To create a Pascal VOC dataset:
from centernet_lightning.datasets import VOCDataset
name_to_label = {
"person": 0,
"table": 1,
...
}
dataset = VOCDataset("VOC_root", "train", name_to_label=name_to_label)
name_to_label
is optional, but required for training. Since annotation files only contain the string names (e.g. person
or car
), you need to map them to integer labels for training.
Folder structure:
CrowdHuman_root
├── train/
│ ├── annotation_train.odgt
│ ├── Images/
│ │ ├── 000001.jpg
│ │ ├── 000002.jpg
│ │ ├── ...
├── val/
│ ├── ...
By default, class mask
is ignored. To include class mask
, pass in ignore_mask=False
Folder structure:
MOT_root
├── train/
│ ├── MOT20-01/
│ │ ├── seqinfo.ini
│ │ ├── gt
│ │ │ ├── gt.txt
│ │ ├── img1
│ │ │ ├── 000000.jpg
│ │ │ ├── 000001.jpg
│ │ │ ├── ...
│ ├── MOT20-02/
│ │ ├── ...
├── test/
│ ├── ...
Folder structure:
KITTI_tracking_root
├── training/
│ ├── image_02/
│ │ ├── 0000
│ │ │ ├── 000000.png
│ │ │ ├── 000001.png
│ │ │ ├── ...
│ │ ├── 0001
│ │ │ ├── ...
│ ├── label_02/
│ │ ├── 0000.txt
│ │ ├── 0001.txt
│ │ ├── ...
├── testing/
│ ├── ...
Typical usage
from centernet_lightning.datasets import InferenceDataset
import albumentations as A
from albumentations.pytorch import ToTensorV2
transforms = A.Compose([A.Resize(width=512, height=512), A.Normalize(), ToTensorV2()])

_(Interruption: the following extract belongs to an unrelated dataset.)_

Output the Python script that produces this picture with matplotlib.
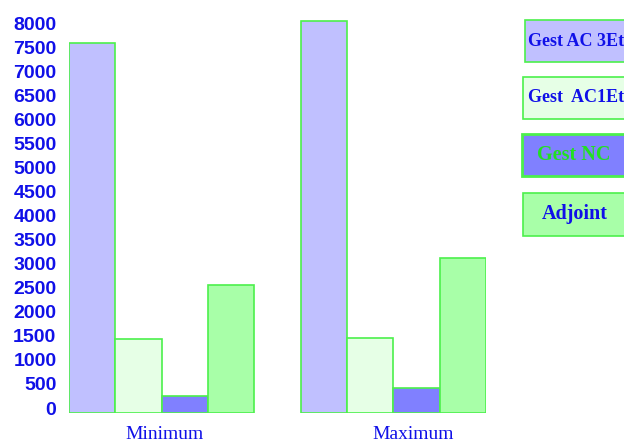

dataset = InferenceDataset("img_folder", transforms=transforms)
# dataset[0] = {
# "image_path": full path to the image
# "image": image tensor in CHW format
# "original_width": original image width, to convert bboxes if needed
# "original_height": same as above
# }
Constructor
Argument | Description |
---|---|
data_dir |
Path to data directory |
img_names (default: None ) |
File names in data_dir to use. If None , all JPEG images in the folder will be used |
transforms (default: None ) |
An albumentations transform |
Dataset item
Key | Description |
---|---|
image |
RGB image in CHW format |
image_path |
Full path to original image |
original_width |
Original image width |
original_height |
Original image height |
Inference dataset does not need padding when batched. You can create a data loader directly from an inference dataset instance.
To write custom dataset, make sure you follow the format as described above.